RhoGDI2 is part of a family of three members: RhoGDI1, RhoGDI2 and RhoGDI3. RhoGDI1 is expressed in many organs and is the best studied member of the family. RhoGDI2 was initially believed to be expressed specifically in blood forming cells, but has subsequently been found to be highly expressed in a variety of other cell types as well. RhoGDI3 is predominantly expressed in brain, lung, kidney, testis and pancreas, and is targeted to specific parts of the cell such as the Golgi where it may play a role in transport or proteins in cells.
Disease involvement
Despite a high degree of sequence similarity, RhoGDI1 and RhoGDI2 are very different in their binding affinities for specific GTPases, and more importantly, in their roles in tumor formation and spread of tumor to other organs, suggesting that their cellular functions must diverge to cause these differential effects.
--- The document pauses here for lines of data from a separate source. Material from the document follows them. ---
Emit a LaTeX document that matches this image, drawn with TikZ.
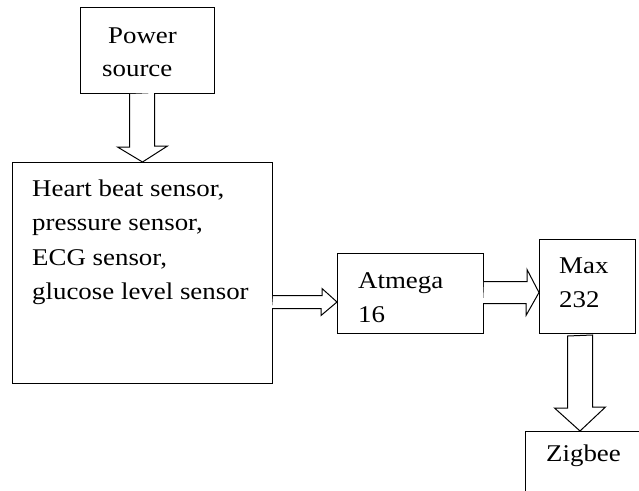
\documentclass[tikz,border=0pt]{standalone}
\usepackage{fontspec}
\setmainfont[FakeStretch=1.12]{Liberation Serif}
\begin{document}
\begin{tikzpicture}[x=1pt,y=-1pt,
  box/.style={draw,line width=1pt,inner sep=0pt,anchor=north west,fill=white},
  txt/.style={anchor=base west,inner sep=0pt,font=\fontsize{24}{28}\selectfont},
  blk/.style={draw,line width=1pt,fill=white,line join=miter}]
\useasboundingbox (0,0) rectangle (639,490);
\clip (0,0) rectangle (639,490);
% boxes
\node[box,minimum width=134pt,minimum height=86pt] (pwr) at (80,7) {};
\node[box,minimum width=260pt,minimum height=221pt] (sens) at (12,162) {};
\node[box,minimum width=146pt,minimum height=80pt] (atm) at (337,253) {};
\node[box,minimum width=96pt,minimum height=94pt] (max) at (539,239) {};
\node[box,minimum width=200pt,minimum height=150pt] (zig) at (525,431) {};
% texts
\node[txt] (p1) at (108,43) {Power};
\node[txt] (p2) at (102,76) {source};
\node[txt] (s1) at (32,196) {Heart beat sensor,};
\node[txt] (s2) at (32,230.5) {pressure sensor,};
\node[txt] (s3) at (32,265) {ECG sensor,};
\node[txt] (s4) at (32,299.5) {glucose level sensor};
\node[txt] (a1) at (358,288) {Atmega};
\node[txt] (a2) at (358,322) {16};
\node[txt] (m1) at (559,273) {Max};
\node[txt] (m2) at (559,307) {232};
\node[txt] (z1) at (546,461) {Zigbee};
% block arrows
\draw[blk] ([xshift=-18pt]pwr.south) -- ++(0,53) -- ++(-12,0) -- (sens.north)
  -- ++(25,-16) -- ++(-13,0) -- ++(0,-53);
\coordinate (t1) at ([yshift=-8.5pt]atm.west);
\draw[blk] (sens.east |- t1) ++(0,-6.5) -- ++(49,0) -- ++(0,-7) -- (t1)
  -- ++(-16,13.5) -- ++(0,-7) -- ++(-49,0);
\coordinate (t2) at ([yshift=-6pt]max.west);
\draw[blk] (atm.east |- t2) ++(0,-11) -- ++(43,0) -- ++(0,-12) -- (t2)
  -- ++(-13,23) -- ++(0,-12) -- ++(-43,0);
\coordinate (t3) at ([xshift=55pt]zig.north west);
\draw[blk] (t3 |- max.south) ++(-12.5,2) -- ++(0,72) -- ++(-13,0) -- (t3)
  -- ++(25.5,-24) -- ++(-13,0) -- ++(0,-72) -- cycle;
\end{tikzpicture}
\end{document}
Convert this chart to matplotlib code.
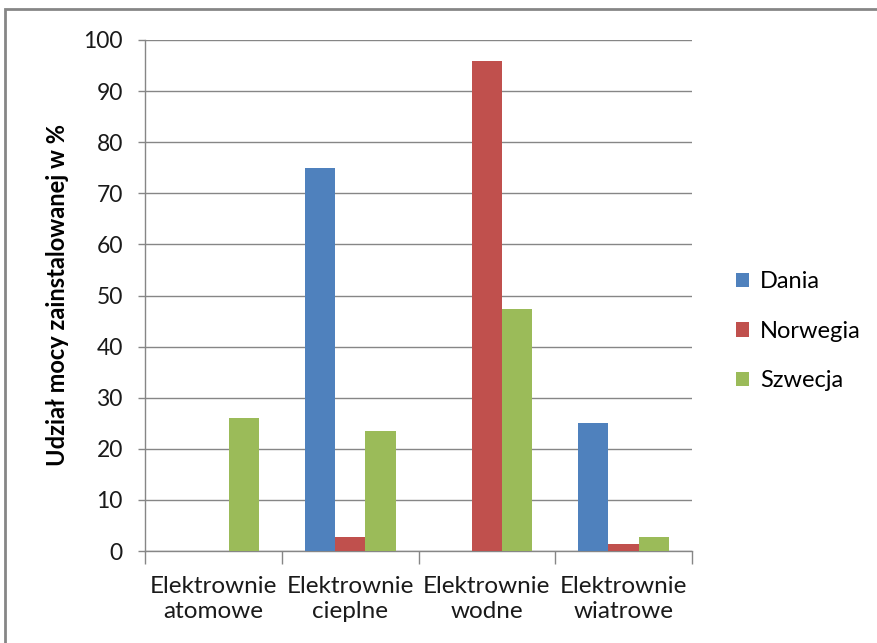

While there are clear links between the alteration of RhoGDI2 protein levels and disease progression and/or metastasis in several types of cancer, the mechanistic underpinnings of the mode of RhoGDI2 action under carcinogenic cellular conditions are only now beginning to be understood. Evidence demonstrates that RhoGDI2 inhibits the endothelin axis and crosstalk with macrophages within the micrometastatic microenvironment to inhibit metastatic outgrowth. As such, RhoGDI2 could prove important in the regulation of tumor dormancy. Targeting this axis with orally available endothelin receptorantagonists may prove efficacious in mimicking the inhibitory role of RhoGDI2 by preventing macrophage infiltration into the micrometastatic niche. Recent work has also determined that genetic and pharmacologic targeting of chemokine ligand 2 also known as monocyte chemotactic protein-1 or small inducible cytokine A2, its receptor CCR2 and pharmacologic ablation of macrophages can also phenocopy the effect of RhoGDI2 expression to prevent metastatic colonization of the lung67 and that RhoGDI2 is suppressor of versican, a protein that has been shown to promote cell migration and metastasis in several tumor models. In contrast to its role as a metastasis suppressor in bladder cancer, in breast, RhoGDI2 expression has been reported to be upregulated in cancer and to promote invasion of breast cancer cells, while another report found a biphasic expression pattern of RhoGDI2 in breast cancer with decreased expression correlating with lymph node metastasis. ARHGDIB antibodies may be a marker for long-term kidney graft loss in recipients of deceased-donor kidneys.